The Kinnaur landslide has been one in many to hit the fragile mountain state of Himachal this season. Monsoon landslips are common to people who live here. They deal with it in their own way. They don’t travel to risky locations much or they don’t travel at all when it is raining or for some hours after it stops. The big boulders – and they are deadly gigantic – have been rolling down these mountain ranges all of the delayed monsoon season this year.

But the landslips have seldom been as big and destructive as they show up in climate disaster movies stitched up by Hollywood – except for this year.

First there was a flash flood in McLeodganj of Kangra District and then one big rumbler which came down the heights like apocalypse, even bringing down the sturdy bridge across the mighty Sutlej, along with many villages in its path.

Kinnaur had hardly recovered from the earlier one when the district was struck with a bigger, greater and more fatal one today.

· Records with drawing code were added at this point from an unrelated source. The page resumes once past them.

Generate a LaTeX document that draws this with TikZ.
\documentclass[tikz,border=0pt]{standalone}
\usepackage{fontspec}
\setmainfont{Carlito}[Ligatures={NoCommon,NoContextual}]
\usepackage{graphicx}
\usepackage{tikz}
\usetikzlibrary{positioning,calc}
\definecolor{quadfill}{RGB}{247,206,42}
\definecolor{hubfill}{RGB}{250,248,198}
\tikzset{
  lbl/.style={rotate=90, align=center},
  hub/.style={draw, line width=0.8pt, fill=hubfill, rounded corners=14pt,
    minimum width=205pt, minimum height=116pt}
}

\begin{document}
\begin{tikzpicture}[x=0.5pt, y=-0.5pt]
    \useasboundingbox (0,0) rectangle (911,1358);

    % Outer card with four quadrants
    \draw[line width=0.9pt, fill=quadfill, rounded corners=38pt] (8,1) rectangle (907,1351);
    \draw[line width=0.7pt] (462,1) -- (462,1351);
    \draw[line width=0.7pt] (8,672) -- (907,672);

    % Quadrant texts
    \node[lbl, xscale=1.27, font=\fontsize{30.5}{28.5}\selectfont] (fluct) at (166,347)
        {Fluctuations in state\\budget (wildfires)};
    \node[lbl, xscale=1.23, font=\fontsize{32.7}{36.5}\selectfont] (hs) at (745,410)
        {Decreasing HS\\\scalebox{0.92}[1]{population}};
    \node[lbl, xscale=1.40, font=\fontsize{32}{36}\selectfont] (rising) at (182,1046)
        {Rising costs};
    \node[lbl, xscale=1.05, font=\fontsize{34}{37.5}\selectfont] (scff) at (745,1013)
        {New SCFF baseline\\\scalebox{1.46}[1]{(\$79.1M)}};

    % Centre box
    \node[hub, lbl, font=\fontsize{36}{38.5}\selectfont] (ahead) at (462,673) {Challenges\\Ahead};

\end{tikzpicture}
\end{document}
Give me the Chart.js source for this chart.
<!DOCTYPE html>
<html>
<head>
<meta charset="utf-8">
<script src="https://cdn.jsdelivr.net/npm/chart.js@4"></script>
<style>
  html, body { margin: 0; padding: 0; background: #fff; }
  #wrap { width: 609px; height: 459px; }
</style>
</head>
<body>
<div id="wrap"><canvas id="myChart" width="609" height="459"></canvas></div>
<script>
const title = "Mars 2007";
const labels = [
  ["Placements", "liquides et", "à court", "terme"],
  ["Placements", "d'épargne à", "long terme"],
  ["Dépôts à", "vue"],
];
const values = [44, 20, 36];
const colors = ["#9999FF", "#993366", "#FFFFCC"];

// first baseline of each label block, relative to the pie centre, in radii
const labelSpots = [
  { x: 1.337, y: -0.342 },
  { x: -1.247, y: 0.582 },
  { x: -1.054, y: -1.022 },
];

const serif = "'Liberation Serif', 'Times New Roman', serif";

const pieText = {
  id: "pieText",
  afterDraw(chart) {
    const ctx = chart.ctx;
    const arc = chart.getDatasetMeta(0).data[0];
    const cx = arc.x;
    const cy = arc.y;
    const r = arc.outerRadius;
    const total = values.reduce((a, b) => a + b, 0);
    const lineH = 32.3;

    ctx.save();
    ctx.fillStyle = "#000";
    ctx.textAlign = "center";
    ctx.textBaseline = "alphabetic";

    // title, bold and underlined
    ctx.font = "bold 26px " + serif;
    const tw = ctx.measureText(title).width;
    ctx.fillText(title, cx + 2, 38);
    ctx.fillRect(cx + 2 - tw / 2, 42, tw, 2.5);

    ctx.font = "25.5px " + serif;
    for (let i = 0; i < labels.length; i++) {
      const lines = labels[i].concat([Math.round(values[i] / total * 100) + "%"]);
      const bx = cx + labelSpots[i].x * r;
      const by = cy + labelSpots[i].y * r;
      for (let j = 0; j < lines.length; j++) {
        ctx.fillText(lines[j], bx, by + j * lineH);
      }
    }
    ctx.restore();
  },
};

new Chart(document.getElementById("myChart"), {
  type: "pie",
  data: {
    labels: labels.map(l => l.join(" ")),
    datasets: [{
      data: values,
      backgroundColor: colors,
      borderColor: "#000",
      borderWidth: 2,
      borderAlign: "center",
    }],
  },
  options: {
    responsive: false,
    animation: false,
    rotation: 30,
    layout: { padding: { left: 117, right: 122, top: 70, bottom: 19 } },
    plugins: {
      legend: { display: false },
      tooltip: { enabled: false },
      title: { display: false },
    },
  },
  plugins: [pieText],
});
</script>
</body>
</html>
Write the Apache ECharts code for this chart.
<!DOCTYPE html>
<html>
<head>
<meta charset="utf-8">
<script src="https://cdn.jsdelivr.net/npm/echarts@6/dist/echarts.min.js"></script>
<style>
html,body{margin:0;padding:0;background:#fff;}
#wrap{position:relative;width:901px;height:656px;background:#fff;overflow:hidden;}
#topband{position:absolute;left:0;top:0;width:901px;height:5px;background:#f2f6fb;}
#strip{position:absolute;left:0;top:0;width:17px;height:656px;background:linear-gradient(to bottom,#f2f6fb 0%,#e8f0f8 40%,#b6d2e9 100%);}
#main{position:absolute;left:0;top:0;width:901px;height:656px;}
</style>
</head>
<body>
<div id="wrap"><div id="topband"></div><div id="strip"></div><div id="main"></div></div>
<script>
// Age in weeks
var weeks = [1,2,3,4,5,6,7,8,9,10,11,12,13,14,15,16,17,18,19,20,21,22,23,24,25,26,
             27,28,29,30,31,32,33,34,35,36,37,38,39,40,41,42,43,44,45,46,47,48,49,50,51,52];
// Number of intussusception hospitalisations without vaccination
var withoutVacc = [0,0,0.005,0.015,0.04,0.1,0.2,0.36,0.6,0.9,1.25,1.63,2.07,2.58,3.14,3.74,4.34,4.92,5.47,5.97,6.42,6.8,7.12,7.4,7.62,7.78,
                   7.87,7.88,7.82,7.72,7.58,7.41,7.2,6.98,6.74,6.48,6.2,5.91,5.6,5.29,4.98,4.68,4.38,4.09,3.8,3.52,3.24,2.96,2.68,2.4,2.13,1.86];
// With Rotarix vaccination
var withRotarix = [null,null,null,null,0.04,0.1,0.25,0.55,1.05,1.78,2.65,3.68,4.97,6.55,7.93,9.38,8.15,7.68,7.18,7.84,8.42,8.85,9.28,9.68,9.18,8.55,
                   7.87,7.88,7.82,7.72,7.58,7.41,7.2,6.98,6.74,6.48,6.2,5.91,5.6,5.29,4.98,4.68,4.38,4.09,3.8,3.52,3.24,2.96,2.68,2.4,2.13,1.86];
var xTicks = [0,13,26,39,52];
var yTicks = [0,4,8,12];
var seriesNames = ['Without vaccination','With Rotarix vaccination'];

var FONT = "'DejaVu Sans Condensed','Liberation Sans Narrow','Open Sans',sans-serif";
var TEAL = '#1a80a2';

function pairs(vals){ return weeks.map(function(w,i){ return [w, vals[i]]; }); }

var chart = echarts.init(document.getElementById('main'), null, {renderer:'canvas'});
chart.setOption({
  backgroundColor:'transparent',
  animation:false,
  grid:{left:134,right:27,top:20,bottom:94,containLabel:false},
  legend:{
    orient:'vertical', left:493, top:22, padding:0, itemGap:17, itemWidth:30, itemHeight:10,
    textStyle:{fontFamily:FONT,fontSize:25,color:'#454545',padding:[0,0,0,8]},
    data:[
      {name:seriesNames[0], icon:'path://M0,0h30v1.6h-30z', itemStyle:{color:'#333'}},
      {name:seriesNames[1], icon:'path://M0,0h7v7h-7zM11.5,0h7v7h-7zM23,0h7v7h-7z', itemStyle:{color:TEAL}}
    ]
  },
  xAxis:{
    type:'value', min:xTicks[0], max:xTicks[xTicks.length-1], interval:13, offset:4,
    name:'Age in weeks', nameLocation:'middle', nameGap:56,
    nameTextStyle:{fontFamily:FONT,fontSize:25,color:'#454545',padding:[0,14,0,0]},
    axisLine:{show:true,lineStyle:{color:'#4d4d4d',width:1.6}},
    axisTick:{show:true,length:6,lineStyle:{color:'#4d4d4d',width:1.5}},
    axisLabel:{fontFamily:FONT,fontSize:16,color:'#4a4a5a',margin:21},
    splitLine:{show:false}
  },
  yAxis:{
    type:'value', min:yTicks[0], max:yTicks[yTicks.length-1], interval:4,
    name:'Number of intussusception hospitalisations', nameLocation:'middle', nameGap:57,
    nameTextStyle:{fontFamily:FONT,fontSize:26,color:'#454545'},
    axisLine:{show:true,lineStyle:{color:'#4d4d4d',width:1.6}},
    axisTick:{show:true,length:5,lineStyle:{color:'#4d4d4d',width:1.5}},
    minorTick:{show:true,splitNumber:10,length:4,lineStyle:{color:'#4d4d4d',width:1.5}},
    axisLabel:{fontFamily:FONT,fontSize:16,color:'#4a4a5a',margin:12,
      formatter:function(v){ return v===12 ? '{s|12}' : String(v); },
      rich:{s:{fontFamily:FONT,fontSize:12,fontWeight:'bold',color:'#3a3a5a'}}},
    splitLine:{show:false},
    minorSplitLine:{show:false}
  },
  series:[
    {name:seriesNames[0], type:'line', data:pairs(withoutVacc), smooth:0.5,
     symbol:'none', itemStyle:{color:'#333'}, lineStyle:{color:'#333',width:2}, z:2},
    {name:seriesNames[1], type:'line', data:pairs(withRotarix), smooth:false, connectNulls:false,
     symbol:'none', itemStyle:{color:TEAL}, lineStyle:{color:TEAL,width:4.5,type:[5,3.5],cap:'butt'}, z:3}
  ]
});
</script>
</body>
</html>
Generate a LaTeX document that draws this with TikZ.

No less then 40 persons are feared killed, buried as they are under the unmovable rubble. Forty is a large number and even the people of the area who live alongside natural furies like a destructive Sutlej in spate, avalanches and more such, have been cowering at the volatile nature of the roll downs that have been happening this year.

We all know this is a fragile mountain range but it has held its own till now despite being desecrated by the myriad hydel projects allowed by the Himachal Government in its bid to garner electricity and money from its rich water resources.

Small hydel projects dot the entire Kinnaur region with at least one every few km playing havoc with the ecosystem by cutting vegetation and scarring these proud mountains to make way for their ventures.
If you were to travel from Rampur upwards into Kinnaur, you will be shocked at how nude these mountains have become and how many hydel projects are raising never-before dust in this ecologically weak area, an area that should have been nationally protected from any disruptive activity.

The tunnel through the Rohtang Pass may have made travel life easy for many and is, indeed, a feather in the cap of the engineers who pulled it through so many kilometres despite the brittle terrain that may have led to a catastrophic end to the region. The mountains survived all that drilling in their belly but, in the bargain, have become more susceptible to natural disasters.

The development debate has always raised the issue of the sanctity of building dams in fragile regions where changing the course of a fast flowing river can result in unbelievable human tragedy (Tehri has been a living example). Yet, it gets reduced to rich vs poor nations debate and the real picture of comprehensive destruction is never taken into account at the political level. Activism in the environmental sphere seldom brings the Government to its knees or compels change of policy.

Himachal is a peaceful, serene State that can do wonders to its economy with sustainable tourism. But look at Shimla, it is falling off from its edges and has been a ticking bomb for a tragedy with 10 on the Richter written all over it. The urban expansion has happened without much care or norms around the usage of these mountains.

The other earner for Himachal could be Agriculture but thanks to mass urban migration and the complete neglect of Agriculture by an industry-obsessed Government, thousands of kilometres of cultivable land has turned banjar. Village after village in Kangra District, for example, survives on the PDS system and Army pensions with the youngster all gone out as waiters or drivers to megapolises rather than till their land.

Mountain agriculture is dying, if not already dead and what’s shocking is that no one is bothered about this gradual descent. So much has happened to the soil here that villagers complain of their pulses crops, for instance, not getting a single pulse in the plant’s cusp. The crop grows but there is no harvest because the dal grains just do not fructify. All that is left to be done is to cut the crop as cattle fodder!
Someone, somewhere should take note and act or the disaster will take away this hill State from the grasp of humanity all together.